Source code of charts:
——
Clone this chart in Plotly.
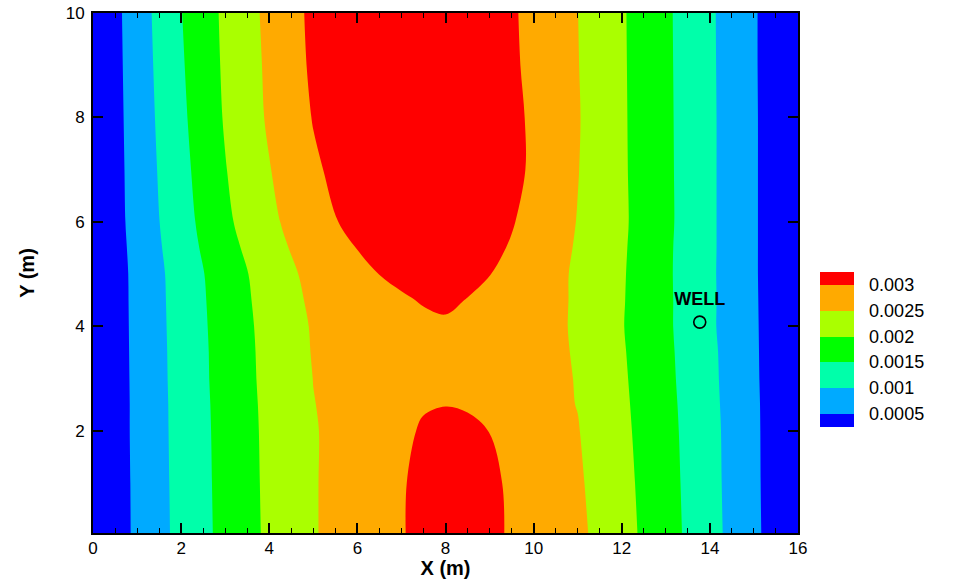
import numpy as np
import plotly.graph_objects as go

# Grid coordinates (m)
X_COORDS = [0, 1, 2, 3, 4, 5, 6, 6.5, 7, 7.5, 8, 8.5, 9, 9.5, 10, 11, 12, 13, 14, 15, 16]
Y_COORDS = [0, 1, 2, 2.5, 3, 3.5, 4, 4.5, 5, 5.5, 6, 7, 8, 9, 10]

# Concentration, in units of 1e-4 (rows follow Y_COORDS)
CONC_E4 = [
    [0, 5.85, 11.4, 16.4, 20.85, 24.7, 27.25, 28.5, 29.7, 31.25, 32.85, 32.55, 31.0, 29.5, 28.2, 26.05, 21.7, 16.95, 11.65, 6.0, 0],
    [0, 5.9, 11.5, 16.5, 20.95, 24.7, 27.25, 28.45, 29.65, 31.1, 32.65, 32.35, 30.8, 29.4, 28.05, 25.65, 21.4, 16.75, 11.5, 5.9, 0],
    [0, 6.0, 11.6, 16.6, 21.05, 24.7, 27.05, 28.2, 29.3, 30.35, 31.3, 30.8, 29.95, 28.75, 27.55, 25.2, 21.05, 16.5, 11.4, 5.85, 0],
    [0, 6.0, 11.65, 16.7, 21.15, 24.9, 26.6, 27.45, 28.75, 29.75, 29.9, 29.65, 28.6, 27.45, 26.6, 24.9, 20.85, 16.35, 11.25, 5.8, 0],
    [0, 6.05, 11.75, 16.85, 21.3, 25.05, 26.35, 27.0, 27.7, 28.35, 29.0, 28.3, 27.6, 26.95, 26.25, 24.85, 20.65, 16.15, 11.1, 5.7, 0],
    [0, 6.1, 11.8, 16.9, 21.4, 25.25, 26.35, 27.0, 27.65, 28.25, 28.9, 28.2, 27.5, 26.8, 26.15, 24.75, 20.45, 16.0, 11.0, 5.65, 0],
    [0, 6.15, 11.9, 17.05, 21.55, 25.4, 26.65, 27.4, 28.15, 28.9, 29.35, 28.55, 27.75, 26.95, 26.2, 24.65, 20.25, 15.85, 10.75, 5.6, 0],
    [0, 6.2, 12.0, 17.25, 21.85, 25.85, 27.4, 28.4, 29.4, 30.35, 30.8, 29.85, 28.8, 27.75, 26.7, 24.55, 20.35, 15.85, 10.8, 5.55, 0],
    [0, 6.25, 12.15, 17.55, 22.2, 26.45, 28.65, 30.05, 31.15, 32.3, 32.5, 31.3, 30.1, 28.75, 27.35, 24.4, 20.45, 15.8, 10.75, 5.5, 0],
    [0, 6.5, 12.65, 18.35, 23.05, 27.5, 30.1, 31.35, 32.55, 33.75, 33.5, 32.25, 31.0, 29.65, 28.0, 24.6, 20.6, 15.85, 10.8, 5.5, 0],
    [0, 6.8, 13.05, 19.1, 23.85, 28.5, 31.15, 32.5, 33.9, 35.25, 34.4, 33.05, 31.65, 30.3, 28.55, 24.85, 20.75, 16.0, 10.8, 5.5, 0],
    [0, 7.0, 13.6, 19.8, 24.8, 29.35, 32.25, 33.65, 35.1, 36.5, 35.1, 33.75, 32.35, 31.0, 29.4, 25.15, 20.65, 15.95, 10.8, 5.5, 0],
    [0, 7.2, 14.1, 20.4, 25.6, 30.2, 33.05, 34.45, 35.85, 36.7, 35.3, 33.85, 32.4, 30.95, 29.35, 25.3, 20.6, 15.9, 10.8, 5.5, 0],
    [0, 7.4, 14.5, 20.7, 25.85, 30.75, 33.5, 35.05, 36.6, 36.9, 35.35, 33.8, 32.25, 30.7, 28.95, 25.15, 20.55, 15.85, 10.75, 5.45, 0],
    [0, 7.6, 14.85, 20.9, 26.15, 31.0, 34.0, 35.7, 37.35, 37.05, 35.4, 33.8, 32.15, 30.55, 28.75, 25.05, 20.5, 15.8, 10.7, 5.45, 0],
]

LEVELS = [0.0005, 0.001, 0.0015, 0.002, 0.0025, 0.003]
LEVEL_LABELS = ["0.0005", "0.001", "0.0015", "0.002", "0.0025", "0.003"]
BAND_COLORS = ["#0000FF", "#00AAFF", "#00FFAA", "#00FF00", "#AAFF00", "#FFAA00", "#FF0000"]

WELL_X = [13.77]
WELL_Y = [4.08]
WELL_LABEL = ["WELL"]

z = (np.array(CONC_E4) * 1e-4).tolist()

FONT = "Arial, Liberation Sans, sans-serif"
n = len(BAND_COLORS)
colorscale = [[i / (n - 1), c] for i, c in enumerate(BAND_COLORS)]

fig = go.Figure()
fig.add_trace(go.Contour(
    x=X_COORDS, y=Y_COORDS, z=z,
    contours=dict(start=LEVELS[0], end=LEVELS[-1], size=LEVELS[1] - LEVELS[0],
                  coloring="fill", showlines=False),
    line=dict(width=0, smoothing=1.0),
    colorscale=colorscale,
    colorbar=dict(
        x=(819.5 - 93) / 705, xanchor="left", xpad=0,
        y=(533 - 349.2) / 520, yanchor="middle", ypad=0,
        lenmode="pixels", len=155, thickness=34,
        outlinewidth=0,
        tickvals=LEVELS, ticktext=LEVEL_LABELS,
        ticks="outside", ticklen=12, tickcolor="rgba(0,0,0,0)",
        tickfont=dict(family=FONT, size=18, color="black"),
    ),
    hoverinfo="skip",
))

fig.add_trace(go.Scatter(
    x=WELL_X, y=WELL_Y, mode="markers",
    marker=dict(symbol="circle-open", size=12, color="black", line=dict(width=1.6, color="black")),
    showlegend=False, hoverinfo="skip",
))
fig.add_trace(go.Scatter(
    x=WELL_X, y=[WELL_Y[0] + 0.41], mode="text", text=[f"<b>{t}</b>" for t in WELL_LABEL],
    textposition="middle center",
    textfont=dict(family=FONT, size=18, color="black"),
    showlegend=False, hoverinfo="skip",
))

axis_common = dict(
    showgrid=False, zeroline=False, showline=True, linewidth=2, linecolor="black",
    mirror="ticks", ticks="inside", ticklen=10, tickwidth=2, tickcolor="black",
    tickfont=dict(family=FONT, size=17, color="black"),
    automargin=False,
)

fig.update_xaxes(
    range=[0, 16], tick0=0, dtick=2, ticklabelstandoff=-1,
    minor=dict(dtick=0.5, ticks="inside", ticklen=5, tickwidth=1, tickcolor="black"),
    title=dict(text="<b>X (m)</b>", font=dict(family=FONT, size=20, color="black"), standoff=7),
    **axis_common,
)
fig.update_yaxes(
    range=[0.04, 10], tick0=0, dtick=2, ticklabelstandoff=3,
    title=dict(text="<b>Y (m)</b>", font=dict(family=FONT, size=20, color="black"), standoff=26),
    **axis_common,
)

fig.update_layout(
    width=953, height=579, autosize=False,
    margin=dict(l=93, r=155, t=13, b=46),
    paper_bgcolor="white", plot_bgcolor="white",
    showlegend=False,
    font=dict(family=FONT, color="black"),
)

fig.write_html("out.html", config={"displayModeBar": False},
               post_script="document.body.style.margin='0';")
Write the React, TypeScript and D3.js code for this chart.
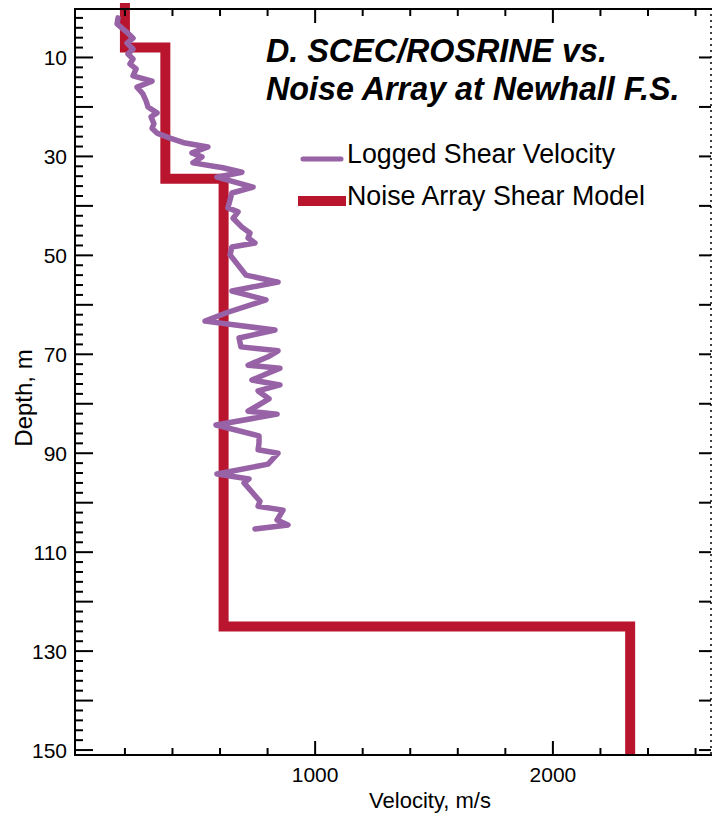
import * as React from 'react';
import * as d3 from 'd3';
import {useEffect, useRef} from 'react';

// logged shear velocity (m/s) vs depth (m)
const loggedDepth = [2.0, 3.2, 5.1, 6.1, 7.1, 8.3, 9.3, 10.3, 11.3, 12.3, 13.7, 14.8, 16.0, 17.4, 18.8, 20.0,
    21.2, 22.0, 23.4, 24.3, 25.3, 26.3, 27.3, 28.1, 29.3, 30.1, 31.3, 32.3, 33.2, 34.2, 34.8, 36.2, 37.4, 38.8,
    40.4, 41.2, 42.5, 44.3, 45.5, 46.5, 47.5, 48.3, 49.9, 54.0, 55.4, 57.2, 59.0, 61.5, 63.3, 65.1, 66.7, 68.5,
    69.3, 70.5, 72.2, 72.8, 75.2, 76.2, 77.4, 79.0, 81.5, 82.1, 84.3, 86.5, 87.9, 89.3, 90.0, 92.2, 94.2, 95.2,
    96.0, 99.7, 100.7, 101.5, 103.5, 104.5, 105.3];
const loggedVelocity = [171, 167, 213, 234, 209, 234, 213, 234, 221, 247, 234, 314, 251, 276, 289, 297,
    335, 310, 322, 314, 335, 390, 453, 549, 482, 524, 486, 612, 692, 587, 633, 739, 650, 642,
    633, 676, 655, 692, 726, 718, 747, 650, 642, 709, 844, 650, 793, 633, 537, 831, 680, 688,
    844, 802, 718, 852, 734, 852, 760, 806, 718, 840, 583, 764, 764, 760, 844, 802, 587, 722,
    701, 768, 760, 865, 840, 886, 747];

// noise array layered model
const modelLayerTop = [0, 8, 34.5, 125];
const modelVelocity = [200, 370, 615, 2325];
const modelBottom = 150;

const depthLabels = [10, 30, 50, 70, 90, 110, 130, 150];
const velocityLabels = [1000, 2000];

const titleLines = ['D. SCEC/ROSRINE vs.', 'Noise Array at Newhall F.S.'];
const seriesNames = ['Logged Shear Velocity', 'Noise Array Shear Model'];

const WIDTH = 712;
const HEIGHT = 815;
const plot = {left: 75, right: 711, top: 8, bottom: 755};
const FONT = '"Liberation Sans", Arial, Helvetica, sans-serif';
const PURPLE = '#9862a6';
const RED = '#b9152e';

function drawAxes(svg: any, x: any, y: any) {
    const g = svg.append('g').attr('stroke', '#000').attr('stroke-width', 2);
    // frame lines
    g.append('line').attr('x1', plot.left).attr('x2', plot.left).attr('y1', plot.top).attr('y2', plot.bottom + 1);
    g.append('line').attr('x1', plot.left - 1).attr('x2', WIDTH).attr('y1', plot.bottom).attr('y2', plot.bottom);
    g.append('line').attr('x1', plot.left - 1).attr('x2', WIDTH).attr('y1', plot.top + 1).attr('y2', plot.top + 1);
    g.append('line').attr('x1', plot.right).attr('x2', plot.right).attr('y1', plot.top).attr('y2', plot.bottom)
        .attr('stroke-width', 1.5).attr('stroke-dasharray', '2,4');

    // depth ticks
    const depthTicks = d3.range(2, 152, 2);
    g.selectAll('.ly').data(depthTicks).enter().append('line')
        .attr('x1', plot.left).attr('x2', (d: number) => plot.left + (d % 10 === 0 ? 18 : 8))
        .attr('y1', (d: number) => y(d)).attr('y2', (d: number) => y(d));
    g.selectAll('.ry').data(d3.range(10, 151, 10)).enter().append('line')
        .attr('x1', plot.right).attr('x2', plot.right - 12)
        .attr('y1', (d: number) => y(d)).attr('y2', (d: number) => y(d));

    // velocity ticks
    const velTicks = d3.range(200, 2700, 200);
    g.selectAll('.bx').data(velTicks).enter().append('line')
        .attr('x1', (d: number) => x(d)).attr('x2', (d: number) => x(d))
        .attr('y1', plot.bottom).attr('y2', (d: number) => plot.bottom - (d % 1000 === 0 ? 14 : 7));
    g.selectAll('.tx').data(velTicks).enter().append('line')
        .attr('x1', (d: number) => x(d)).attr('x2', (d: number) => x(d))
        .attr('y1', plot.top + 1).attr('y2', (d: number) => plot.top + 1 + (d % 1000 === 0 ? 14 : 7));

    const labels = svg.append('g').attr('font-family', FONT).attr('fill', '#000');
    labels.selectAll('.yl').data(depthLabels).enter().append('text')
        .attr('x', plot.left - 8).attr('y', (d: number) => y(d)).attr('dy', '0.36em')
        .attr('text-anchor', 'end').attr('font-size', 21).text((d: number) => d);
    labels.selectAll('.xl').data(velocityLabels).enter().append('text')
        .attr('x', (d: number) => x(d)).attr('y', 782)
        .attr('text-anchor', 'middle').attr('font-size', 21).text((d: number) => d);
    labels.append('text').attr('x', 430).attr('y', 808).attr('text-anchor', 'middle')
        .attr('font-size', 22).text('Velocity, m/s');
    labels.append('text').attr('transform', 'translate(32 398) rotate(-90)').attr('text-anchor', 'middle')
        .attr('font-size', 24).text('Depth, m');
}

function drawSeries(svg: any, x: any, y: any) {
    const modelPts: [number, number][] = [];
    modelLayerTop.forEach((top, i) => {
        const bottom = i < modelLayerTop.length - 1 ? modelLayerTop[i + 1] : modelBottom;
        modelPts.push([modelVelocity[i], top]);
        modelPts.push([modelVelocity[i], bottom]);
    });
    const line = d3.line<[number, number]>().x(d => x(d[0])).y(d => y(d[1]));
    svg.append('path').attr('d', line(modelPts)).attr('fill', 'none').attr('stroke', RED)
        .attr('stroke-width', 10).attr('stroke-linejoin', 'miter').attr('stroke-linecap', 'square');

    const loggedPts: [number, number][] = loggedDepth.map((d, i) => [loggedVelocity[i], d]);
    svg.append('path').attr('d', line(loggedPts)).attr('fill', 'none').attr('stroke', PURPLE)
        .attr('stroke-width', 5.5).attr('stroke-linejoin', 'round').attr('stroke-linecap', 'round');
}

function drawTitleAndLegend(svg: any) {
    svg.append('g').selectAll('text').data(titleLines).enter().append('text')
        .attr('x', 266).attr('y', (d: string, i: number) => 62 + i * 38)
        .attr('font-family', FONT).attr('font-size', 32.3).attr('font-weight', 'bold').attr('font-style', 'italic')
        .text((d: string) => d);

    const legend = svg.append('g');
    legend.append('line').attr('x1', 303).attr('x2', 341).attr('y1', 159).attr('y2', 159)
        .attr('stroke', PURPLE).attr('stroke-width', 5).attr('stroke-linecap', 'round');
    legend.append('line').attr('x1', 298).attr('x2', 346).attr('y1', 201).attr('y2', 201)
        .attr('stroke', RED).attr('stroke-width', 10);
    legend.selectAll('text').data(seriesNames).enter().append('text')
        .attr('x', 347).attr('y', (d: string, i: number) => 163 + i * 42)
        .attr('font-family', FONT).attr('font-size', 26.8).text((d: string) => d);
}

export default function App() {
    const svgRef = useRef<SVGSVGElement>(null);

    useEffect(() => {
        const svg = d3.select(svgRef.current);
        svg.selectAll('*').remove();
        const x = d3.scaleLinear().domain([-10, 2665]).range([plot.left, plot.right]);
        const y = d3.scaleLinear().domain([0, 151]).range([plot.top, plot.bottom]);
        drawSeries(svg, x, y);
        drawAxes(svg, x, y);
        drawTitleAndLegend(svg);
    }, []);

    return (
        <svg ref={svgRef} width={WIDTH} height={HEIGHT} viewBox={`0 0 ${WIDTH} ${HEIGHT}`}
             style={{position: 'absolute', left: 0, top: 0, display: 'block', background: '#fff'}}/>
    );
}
——
* **Task details**
Copy only the part of the records that runs from the first line to the line with "7, 8, 9, 10]", ends included, leaving pictures out.

* **Result for this task**
Clone this chart in Plotly.
import numpy as np
import plotly.graph_objects as go

# Grid coordinates (m)
X_COORDS = [0, 1, 2, 3, 4, 5, 6, 6.5, 7, 7.5, 8, 8.5, 9, 9.5, 10, 11, 12, 13, 14, 15, 16]
Y_COORDS = [0, 1, 2, 2.5, 3, 3.5, 4, 4.5, 5, 5.5, 6, 7, 8, 9, 10]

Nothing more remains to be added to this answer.